Ask about Other Influencing Conditions

Ask your interviewee if he or she would respond differently, or act differently, under specific other conditions.  Ask, for instance, how they would have responded at some earlier point in their career, or how they would have responded if another teacher had done this, or how they would have responded if they were teaching at another grade level.

These questions are all called "probes." You begin with a stem question about a particular event--what happened, why, how did you respond, etc., and then you probe further. The idea of all these probes is to get past their espoused theories and their notions of what will sound good to you, and into the real details of their thoughts and practices. You want to get your interviewees away from gross generalities and learn the exceptions to their own rules, the nuances, the counterpoints and the "other hands."

5. Testimony alone is weak evidence

The fifth important fact about interviewing is that testimony from interviews is perceived by others to be a relatively weak source of evidence. Advocates of qualitative research generally argue that you need multiple sources of evidence in order to make a claim. For instance, you can't conclude that teachers were skeptical about a new policy if the only evidence you have is their word for it. The best solution to this problem is to rely on multiple sources of evidence. For instance, look at what they say to you in the interviews, what they say to peers in staff meetings, and what they do in their classrooms. The process of reconciling these various sources of evidence is called triangulation.

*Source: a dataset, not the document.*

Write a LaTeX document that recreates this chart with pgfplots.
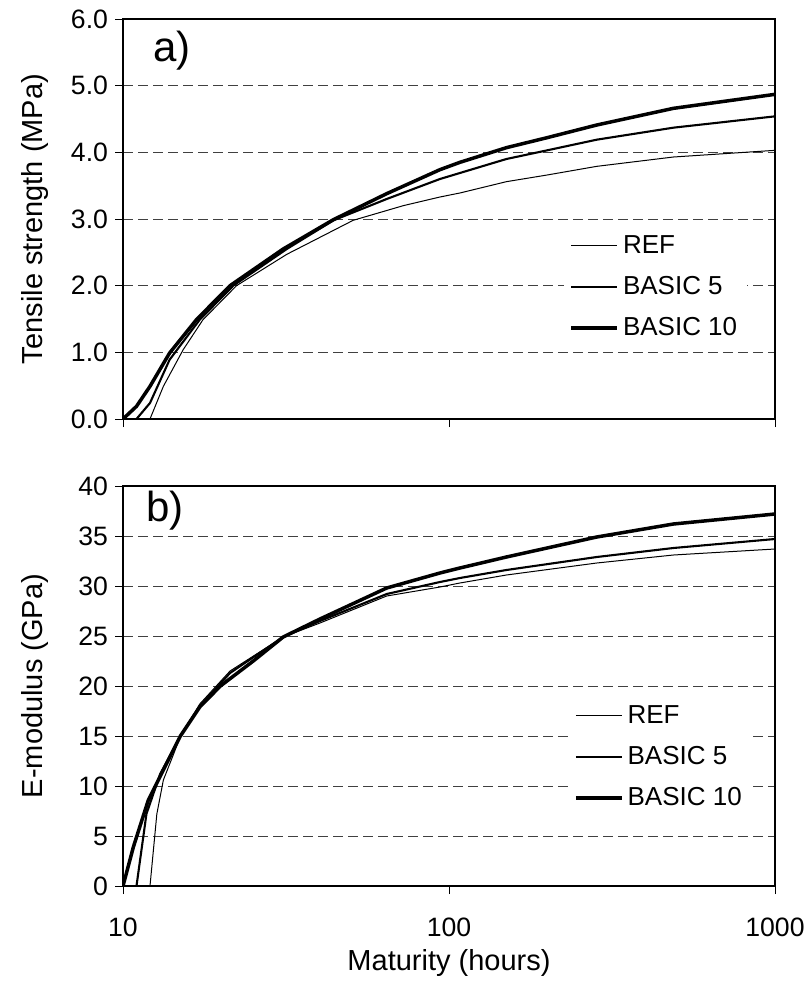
\documentclass[border=0pt]{standalone}
\usepackage{fontspec}
\setmainfont{Liberation Sans}
\usepackage{pgfplots}
\pgfplotsset{compat=1.18}
\begin{document}
\begin{tikzpicture}
\begin{axis}[
  width=326pt, height=200pt, scale only axis,
  xmode=log, xmin=10, xmax=1000,
  xtick={10,100,1000}, xminorticks=false,
  xticklabel=\empty,
  tick align=outside, xtick pos=bottom, ytick pos=left,
  major tick length=4pt,
  tick style={black, line width=0.5pt},
  axis line style={line width=0.6pt},
  ymajorgrids, major grid style={black!75, line width=0.5pt, dash pattern=on 5pt off 2.5pt},
  tick label style={font=\fontsize{13.3}{15}\selectfont},
  ymin=0, ymax=6, ytick={0,1,...,6},
  yticklabel={\pgfmathprintnumber[fixed,fixed zerofill,precision=1,assume math mode=true]{\tick}\hspace{2.5pt}},
  ylabel={Tensile strength (MPa)},
  ylabel style={at={(axis description cs:-0.135,0.5)}, rotate=0, anchor=center, font=\fontsize{14.5}{17}\selectfont},
  legend style={draw=none, fill=white, font=\fontsize{13}{15}\selectfont, row sep=6pt, at={(0.675,0.33)}, anchor=west},
  legend cell align=left,
  legend image code/.code={\draw[#1] (0pt,0pt) -- (23pt,0pt);},
]
\addplot[black, line width=0.5pt, line join=round] coordinates {(12.1,0) (13.3,0.49) (15.3,1.04) (17.6,1.49) (22.3,2.0) (31.8,2.47) (50.8,2.98) (72.4,3.20) (93.8,3.33) (108,3.39) (150,3.56) (200,3.66) (284,3.79) (488,3.93) (1000,4.03)};
\addlegendentry{REF}
\addplot[black, line width=1.05pt, line join=round] coordinates {(11,0) (12.1,0.24) (13.9,0.89) (17.2,1.49) (21.8,2.0) (31.8,2.55) (44.2,2.98) (64.4,3.30) (93.8,3.60) (108,3.69) (150,3.90) (200,4.03) (284,4.19) (488,4.37) (1000,4.54)};
\addlegendentry{BASIC 5}
\addplot[black, line width=1.75pt, line join=round] coordinates {(10,0) (11,0.19) (12.1,0.49) (13.9,0.99) (16.8,1.49) (21.3,2.0) (31,2.55) (44.2,2.99) (64.4,3.38) (93.8,3.74) (108,3.85) (150,4.07) (200,4.22) (284,4.41) (488,4.66) (1000,4.87)};
\addlegendentry{BASIC 10}
\node[font=\fontsize{21}{24}\selectfont] at (rel axis cs:0.075,0.92) {a)};
\end{axis}
\begin{axis}[at={(0pt,-33.5pt)}, anchor=north west,
  width=326pt, height=200pt, scale only axis,
  xmode=log, xmin=10, xmax=1000,
  xtick={10,100,1000}, xminorticks=false,
  xticklabels={10,100,1000},
  xticklabel style={yshift=-8.5pt},
  tick align=outside, xtick pos=bottom, ytick pos=left,
  major tick length=4pt,
  tick style={black, line width=0.5pt},
  axis line style={line width=0.6pt},
  ymajorgrids, major grid style={black!75, line width=0.5pt, dash pattern=on 5pt off 2.5pt},
  tick label style={font=\fontsize{13.3}{15}\selectfont},
  ymin=0, ymax=40, ytick={0,5,...,40},
  yticklabel={\pgfmathprintnumber[assume math mode=true]{\tick}\hspace{2.5pt}},
  ylabel={E-modulus (GPa)},
  ylabel style={at={(axis description cs:-0.135,0.5)}, rotate=0, anchor=center, font=\fontsize{14.5}{17}\selectfont},
  xlabel={Maturity (hours)},
  xlabel style={at={(axis description cs:0.5,0)}, yshift=-38.5pt, anchor=center, font=\fontsize{14.5}{17}\selectfont},
  legend style={draw=none, fill=white, font=\fontsize{13}{15}\selectfont, row sep=6pt, at={(0.682,0.3225)}, anchor=west},
  legend cell align=left,
  legend image code/.code={\draw[#1] (0pt,0pt) -- (23pt,0pt);},
]
\addplot[black, line width=0.5pt, line join=round] coordinates {(12.1,0) (12.7,7.2) (13.3,10.6) (14.3,13.2) (15,15) (17.2,18.2) (21.3,21.5) (31,24.9) (40.2,26.3) (64.4,29.0) (93.8,29.9) (108,30.3) (150,31.1) (284,32.3) (488,33.1) (1000,33.7)};
\addlegendentry{REF}
\addplot[black, line width=1.05pt, line join=round] coordinates {(11,0) (11.8,7.2) (13,11.2) (15,15) (17.2,18) (21.3,21.3) (31,24.9) (40.2,26.5) (64.4,29.2) (93.8,30.4) (108,30.8) (150,31.6) (284,32.9) (488,33.8) (1000,34.7)};
\addlegendentry{BASIC 5}
\addplot[black, line width=1.75pt, line join=round] coordinates {(10,0) (10.76,3.9) (11.96,8.6) (13.3,11.6) (15,15) (17.2,17.9) (19.9,20) (25.1,22.5) (31,24.9) (40.2,26.7) (64.4,29.8) (93.8,31.3) (108,31.8) (150,32.9) (284,34.9) (488,36.2) (1000,37.2)};
\addlegendentry{BASIC 10}
\node[font=\fontsize{21}{24}\selectfont] at (rel axis cs:0.064,0.9375) {b)};
\end{axis}
\pgfresetboundingbox
\path[use as bounding box] (-61.5pt,-281pt) rectangle (341pt,209.5pt);
\end{tikzpicture}
\end{document}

If your study is based entirely on interviews, you can't triangulate among multiple sources of evidence in the way that qualitative researchers advocate. However, you can try to get multiple "takes" on the same issue through an interview. For instance, to learn teachers' views on a new policy, ask one line of questions directly about the policy, another line of questions about a related issue, slipping some references to the policy into that line, and a third line of questions about practices that are relevant to the policy as well.

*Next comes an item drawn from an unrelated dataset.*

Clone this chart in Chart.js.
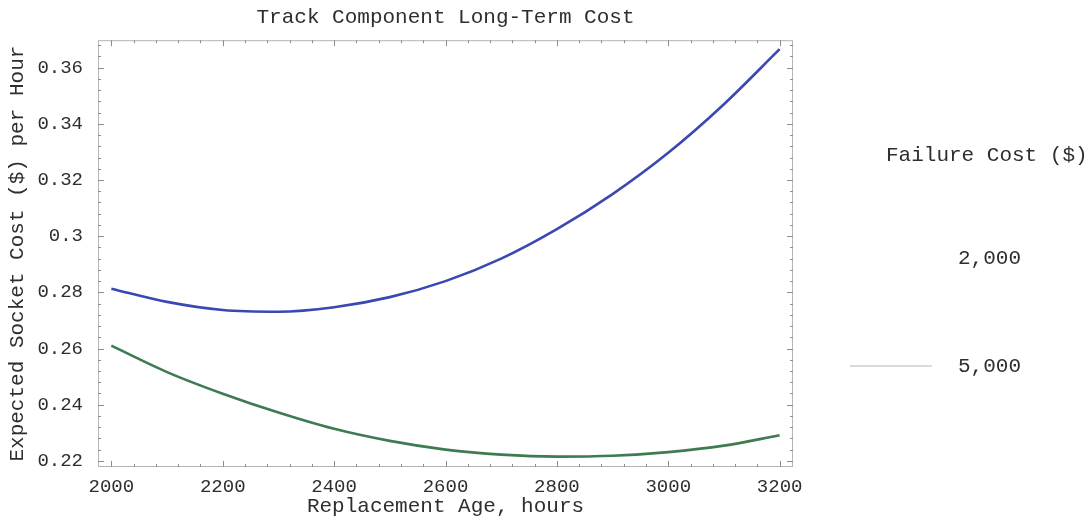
<!DOCTYPE html>
<html>
<head>
<meta charset="utf-8">
<title>Track Component Long-Term Cost</title>
<script src="https://cdn.jsdelivr.net/npm/chart.js@4/dist/chart.umd.min.js"></script>
<style>
  html, body { margin: 0; padding: 0; background: #ffffff; }
  #wrap { position: relative; width: 1092px; height: 519px; }
</style>
</head>
<body>
<div id="wrap"><canvas id="chart" width="1092" height="519"></canvas></div>
<script>
// Replacement age (hours) at which the cost rate is evaluated
const hours = [2000, 2100, 2200, 2300, 2400, 2500, 2600, 2700, 2800, 2900, 3000, 3100, 3200];

// Expected socket cost ($ per hour) for each failure cost
const costUpper = [0.2813, 0.2766, 0.2737, 0.2731, 0.2747, 0.2783, 0.2840, 0.2920, 0.3025, 0.3150, 0.3297, 0.3470, 0.3666];
const costLower = [0.2610, 0.2516, 0.2439, 0.2372, 0.2314, 0.2271, 0.2240, 0.2222, 0.2215, 0.2218, 0.2231, 0.2254, 0.2291];

// Legend entries
const legendLabels = ['2,000', '5,000'];

// Labelled tick values
const xTicks = [2000, 2200, 2400, 2600, 2800, 3000, 3200];
const yTicks = [0.22, 0.24, 0.26, 0.28, 0.30, 0.32, 0.34, 0.36];

const FONT = '"Liberation Mono", "Courier New", monospace';
const TEXT = '#2e2e2e';

// Frame with inward major/minor ticks on all four sides
const framePlugin = {
  id: 'frameTicks',
  afterDatasetsDraw(chart) {
    const { ctx, chartArea: a, scales: { x, y } } = chart;
    ctx.save();
    ctx.strokeStyle = '#b4b4b4';
    ctx.lineWidth = 1;
    ctx.strokeRect(a.left + 0.5, a.top + 0.5, a.right - a.left - 1, a.bottom - a.top - 1);
    ctx.strokeStyle = '#8c8c8c';
    ctx.beginPath();
    for (let v = 1960; v <= 3240; v += 40) {
      const px = Math.round(x.getPixelForValue(v)) + 0.5;
      if (px <= a.left + 1 || px >= a.right - 1) continue;
      const len = v % 200 === 0 ? 6 : 3;
      ctx.moveTo(px, a.bottom); ctx.lineTo(px, a.bottom - len);
      ctx.moveTo(px, a.top); ctx.lineTo(px, a.top + len);
    }
    for (let i = 54; i <= 93; i++) {
      const v = i * 0.004;
      const py = Math.round(y.getPixelForValue(v)) + 0.5;
      if (py <= a.top + 1 || py >= a.bottom - 1) continue;
      const major = Math.abs((v / 0.02) - Math.round(v / 0.02)) < 1e-6;
      const len = major ? 6 : 3;
      ctx.moveTo(a.left, py); ctx.lineTo(a.left + len, py);
      ctx.moveTo(a.right, py); ctx.lineTo(a.right - len, py);
    }
    ctx.stroke();
    ctx.restore();
  }
};

// Legend block to the right of the plot
const sideLegend = {
  id: 'sideLegend',
  afterDraw(chart) {
    const { ctx, chartArea: a } = chart;
    ctx.save();
    ctx.fillStyle = TEXT;
    ctx.font = '21px ' + FONT;
    ctx.textBaseline = 'middle';
    ctx.textAlign = 'left';
    ctx.fillText('Failure Cost ($)', a.right + 93, 155);
    const rows = [258, 366];
    const swatch = ['rgba(255,255,255,0)', '#adbcbf'];
    legendLabels.forEach((lab, i) => {
      ctx.fillStyle = TEXT;
      ctx.fillText(lab, a.right + 165, rows[i]);
      ctx.strokeStyle = swatch[i];
      ctx.lineWidth = 1.2;
      ctx.beginPath();
      ctx.moveTo(a.right + 57, rows[i]);
      ctx.lineTo(a.right + 139, rows[i]);
      ctx.stroke();
    });
    ctx.restore();
  }
};

new Chart(document.getElementById('chart'), {
  type: 'line',
  data: {
    labels: hours,
    datasets: [
      {
        label: legendLabels[0],
        data: hours.map((h, i) => ({ x: h, y: costUpper[i] })),
        borderColor: '#3a48b2',
        borderWidth: 2.6,
        pointRadius: 0,
        cubicInterpolationMode: 'monotone',
        fill: false
      },
      {
        label: legendLabels[1],
        data: hours.map((h, i) => ({ x: h, y: costLower[i] })),
        borderColor: '#3e7b50',
        borderWidth: 2.6,
        pointRadius: 0,
        cubicInterpolationMode: 'monotone',
        fill: false
      }
    ]
  },
  options: {
    responsive: false,
    animation: false,
    layout: { padding: { left: 0, right: 299, top: 0, bottom: 0 } },
    plugins: {
      legend: { display: false },
      tooltip: { enabled: false },
      title: {
        display: true,
        text: 'Track Component Long-Term Cost',
        fullSize: false,
        color: TEXT,
        font: { family: FONT, size: 21, weight: 'normal', lineHeight: 1.2 },
        padding: { top: 5, bottom: 10 }
      }
    },
    scales: {
      x: {
        type: 'linear',
        min: 1976,
        max: 3224,
        grid: { display: false },
        border: { display: false },
        afterBuildTicks(scale) { scale.ticks = xTicks.map(v => ({ value: v })); },
        afterFit(scale) { scale.height = 52; },
        ticks: {
          color: TEXT,
          padding: 1,
          maxRotation: 0,
          font: { family: FONT, size: 19 },
          callback: v => String(v)
        },
        title: {
          display: true,
          text: 'Replacement Age, hours',
          color: TEXT,
          font: { family: FONT, size: 21, lineHeight: 1.2 },
          padding: { top: 0, bottom: 0 }
        }
      },
      y: {
        type: 'linear',
        min: 0.2178,
        max: 0.3698,
        grid: { display: false },
        border: { display: false },
        afterBuildTicks(scale) { scale.ticks = yTicks.map(v => ({ value: v })); },
        afterFit(scale) { scale.width = 98; },
        ticks: {
          color: TEXT,
          padding: 7,
          font: { family: FONT, size: 19 },
          callback: v => String(Number(v.toFixed(2)))
        },
        title: {
          display: true,
          text: 'Expected Socket Cost ($) per Hour',
          color: TEXT,
          font: { family: FONT, size: 21, lineHeight: 1.2 },
          padding: { top: 5, bottom: 0 }
        }
      }
    }
  },
  plugins: [framePlugin, sideLegend]
});
</script>
</body>
</html>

Many of the suggestions offered above, in regard to other basic truths of interviewing, will also help here. For instance, if you ask people about two or three vignettes, or about two or three specific experiences, you can treat each of these events as one source of evidence and you can compare them. If you ask people about opposing ideas, or what would happen if they didn't do what they thought they should, you are obtaining multiple sources of evidence.

Sometimes you can obtain multiple sources of evidence simply by rephrasing the same question so that you emphasize a different aspect of it. Researchers have found, for instance, that people respond differently to questions about probability depending on whether the odds are described in positive or negative terms: One question asks if they would bet when the odds were one in ten that they would win, another asks if they would bet if the odds were nine in ten that they would lose. The odds are the same in each question, but responses differ because of the emphasis. It doesn't hurt to re-ask the same question with different phrases or from different perspectives.